▸ **Data shown**
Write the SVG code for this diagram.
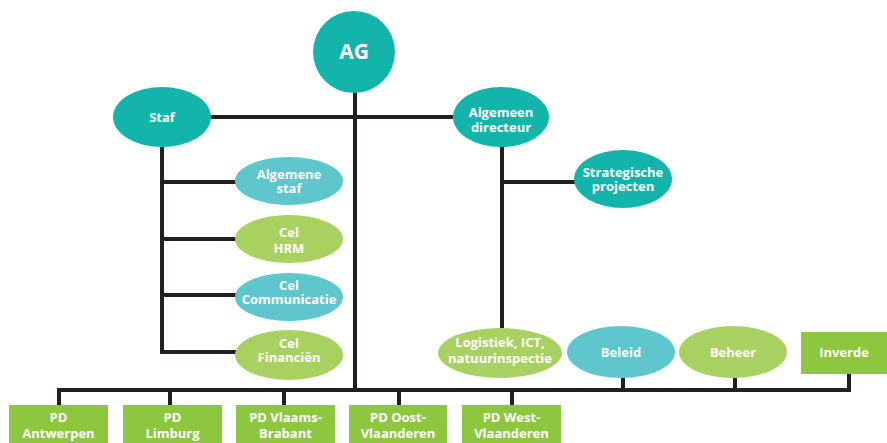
<svg xmlns="http://www.w3.org/2000/svg" width="887" height="443" viewBox="0 0 887 443">
<style>
.t{font-family:"Open Sans","Liberation Sans",sans-serif;font-weight:700;font-size:13px;fill:#ffffff;text-anchor:middle}
.teal{fill:#13b5ab}
.blue{fill:#5ec6cc}
.lg{fill:#a9d162}
.g{fill:#8dc63f}
.c{stroke:#231f20;stroke-width:4;fill:none;stroke-linecap:butt;stroke-linejoin:miter}
</style>
<rect width="887" height="443" fill="#ffffff"/>
<g id="connectors">
<path class="c" d="M211 117H453"/>
<path class="c" d="M355 92V390"/>
<path class="c" d="M162 147V352H236M162 182H236M162 239H236M162 295H236"/>
<path class="c" d="M502 147V328M502 182H575"/>
<path class="c" d="M59 405V390H849V374M170 390V405M284 390V405M399 390V405M512 390V405M623 378V390M735 378V390"/>
</g>
<g id="ag"><circle class="teal" cx="354" cy="52" r="41"/><text class="t" x="354" y="59" style="font-size:21px">AG</text></g>
<g id="staf"><ellipse class="teal" cx="162" cy="117" rx="49" ry="30"/><text class="t" x="162" y="122">Staf</text></g>
<g id="algemeen-directeur"><ellipse class="teal" cx="501" cy="117" rx="48" ry="30"/><text class="t" x="501" y="117">Algemeen<tspan x="501" dy="15">directeur</tspan></text></g>
<g id="algemene-staf"><ellipse class="blue" cx="289" cy="181" rx="54" ry="24"/><text class="t" x="289" y="179">Algemene<tspan x="289" dy="14">staf</tspan></text></g>
<g id="cel-hrm"><ellipse class="lg" cx="289" cy="239" rx="54" ry="24"/><text class="t" x="289" y="237">Cel<tspan x="289" dy="16">HRM</tspan></text></g>
<g id="cel-communicatie"><ellipse class="blue" cx="289" cy="297" rx="54" ry="24"/><text class="t" x="289" y="290">Cel<tspan x="289" dy="14">Communicatie</tspan></text></g>
<g id="cel-financien"><ellipse class="lg" cx="289" cy="355" rx="54" ry="25"/><text class="t" x="289" y="348">Cel<tspan x="289" dy="14">Financiën</tspan></text></g>
<g id="strategische-projecten"><ellipse class="teal" cx="623" cy="179" rx="49" ry="29"/><text class="t" x="623" y="177">Strategische<tspan x="623" dy="14">projecten</tspan></text></g>
<g id="logistiek"><ellipse class="lg" cx="500" cy="353" rx="62" ry="25"/><text class="t" x="500" y="347">Logistiek, ICT,<tspan x="500" dy="16">natuurinspectie</tspan></text></g>
<g id="beleid"><ellipse class="blue" cx="621" cy="352" rx="54" ry="26"/><text class="t" x="621" y="357">Beleid</text></g>
<g id="beheer"><ellipse class="lg" cx="733" cy="352" rx="54" ry="26"/><text class="t" x="733" y="357">Beheer</text></g>
<g id="inverde"><rect class="g" x="801" y="332" width="86" height="42"/><text class="t" x="844" y="357">Inverde</text></g>
<g id="pd-antwerpen"><rect class="g" x="9" y="405" width="99" height="45"/><text class="t" x="58.5" y="422">PD<tspan x="58.5" dy="16">Antwerpen</tspan></text></g>
<g id="pd-limburg"><rect class="g" x="123" y="405" width="99" height="45"/><text class="t" x="172.5" y="422">PD<tspan x="172.5" dy="16">Limburg</tspan></text></g>
<g id="pd-vlaams-brabant"><rect class="g" x="236" y="405" width="99" height="45"/><text class="t" x="285.5" y="422">PD Vlaams-<tspan x="285.5" dy="16">Brabant</tspan></text></g>
<g id="pd-oost-vlaanderen"><rect class="g" x="349" y="405" width="98" height="45"/><text class="t" x="398" y="422">PD Oost-<tspan x="398" dy="16">Vlaanderen</tspan></text></g>
<g id="pd-west-vlaanderen"><rect class="g" x="462" y="405" width="99" height="45"/><text class="t" x="511.5" y="422">PD West-<tspan x="511.5" dy="16">Vlaanderen</tspan></text></g>
</svg>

▸ **Instructions to follow**
Write the listing above out again exactly, dropping each image.

▸ **Output for this exercise**
Write the SVG code for this diagram.
<svg xmlns="http://www.w3.org/2000/svg" width="887" height="443" viewBox="0 0 887 443">
<style>
.t{font-family:"Open Sans","Liberation Sans",sans-serif;font-weight:700;font-size:13px;fill:#ffffff;text-anchor:middle}
.teal{fill:#13b5ab}
.blue{fill:#5ec6cc}
.lg{fill:#a9d162}
.g{fill:#8dc63f}
.c{stroke:#231f20;stroke-width:4;fill:none;stroke-linecap:butt;stroke-linejoin:miter}
</style>
<rect width="887" height="443" fill="#ffffff"/>
<g id="connectors">
<path class="c" d="M211 117H453"/>
<path class="c" d="M355 92V390"/>
<path class="c" d="M162 147V352H236M162 182H236M162 239H236M162 295H236"/>
<path class="c" d="M502 147V328M502 182H575"/>
<path class="c" d="M59 405V390H849V374M170 390V405M284 390V405M399 390V405M512 390V405M623 378V390M735 378V390"/>
</g>
<g id="ag"><circle class="teal" cx="354" cy="52" r="41"/><text class="t" x="354" y="59" style="font-size:21px">AG</text></g>
<g id="staf"><ellipse class="teal" cx="162" cy="117" rx="49" ry="30"/><text class="t" x="162" y="122">Staf</text></g>
<g id="algemeen-directeur"><ellipse class="teal" cx="501" cy="117" rx="48" ry="30"/><text class="t" x="501" y="117">Algemeen<tspan x="501" dy="15">directeur</tspan></text></g>
<g id="algemene-staf"><ellipse class="blue" cx="289" cy="181" rx="54" ry="24"/><text class="t" x="289" y="179">Algemene<tspan x="289" dy="14">staf</tspan></text></g>
<g id="cel-hrm"><ellipse class="lg" cx="289" cy="239" rx="54" ry="24"/><text class="t" x="289" y="237">Cel<tspan x="289" dy="16">HRM</tspan></text></g>
<g id="cel-communicatie"><ellipse class="blue" cx="289" cy="297" rx="54" ry="24"/><text class="t" x="289" y="290">Cel<tspan x="289" dy="14">Communicatie</tspan></text></g>
<g id="cel-financien"><ellipse class="lg" cx="289" cy="355" rx="54" ry="25"/><text class="t" x="289" y="348">Cel<tspan x="289" dy="14">Financiën</tspan></text></g>
<g id="strategische-projecten"><ellipse class="teal" cx="623" cy="179" rx="49" ry="29"/><text class="t" x="623" y="177">Strategische<tspan x="623" dy="14">projecten</tspan></text></g>
<g id="logistiek"><ellipse class="lg" cx="500" cy="353" rx="62" ry="25"/><text class="t" x="500" y="347">Logistiek, ICT,<tspan x="500" dy="16">natuurinspectie</tspan></text></g>
<g id="beleid"><ellipse class="blue" cx="621" cy="352" rx="54" ry="26"/><text class="t" x="621" y="357">Beleid</text></g>
<g id="beheer"><ellipse class="lg" cx="733" cy="352" rx="54" ry="26"/><text class="t" x="733" y="357">Beheer</text></g>
<g id="inverde"><rect class="g" x="801" y="332" width="86" height="42"/><text class="t" x="844" y="357">Inverde</text></g>
<g id="pd-antwerpen"><rect class="g" x="9" y="405" width="99" height="45"/><text class="t" x="58.5" y="422">PD<tspan x="58.5" dy="16">Antwerpen</tspan></text></g>
<g id="pd-limburg"><rect class="g" x="123" y="405" width="99" height="45"/><text class="t" x="172.5" y="422">PD<tspan x="172.5" dy="16">Limburg</tspan></text></g>
<g id="pd-vlaams-brabant"><rect class="g" x="236" y="405" width="99" height="45"/><text class="t" x="285.5" y="422">PD Vlaams-<tspan x="285.5" dy="16">Brabant</tspan></text></g>
<g id="pd-oost-vlaanderen"><rect class="g" x="349" y="405" width="98" height="45"/><text class="t" x="398" y="422">PD Oost-<tspan x="398" dy="16">Vlaanderen</tspan></text></g>
<g id="pd-west-vlaanderen"><rect class="g" x="462" y="405" width="99" height="45"/><text class="t" x="511.5" y="422">PD West-<tspan x="511.5" dy="16">Vlaanderen</tspan></text></g>
</svg>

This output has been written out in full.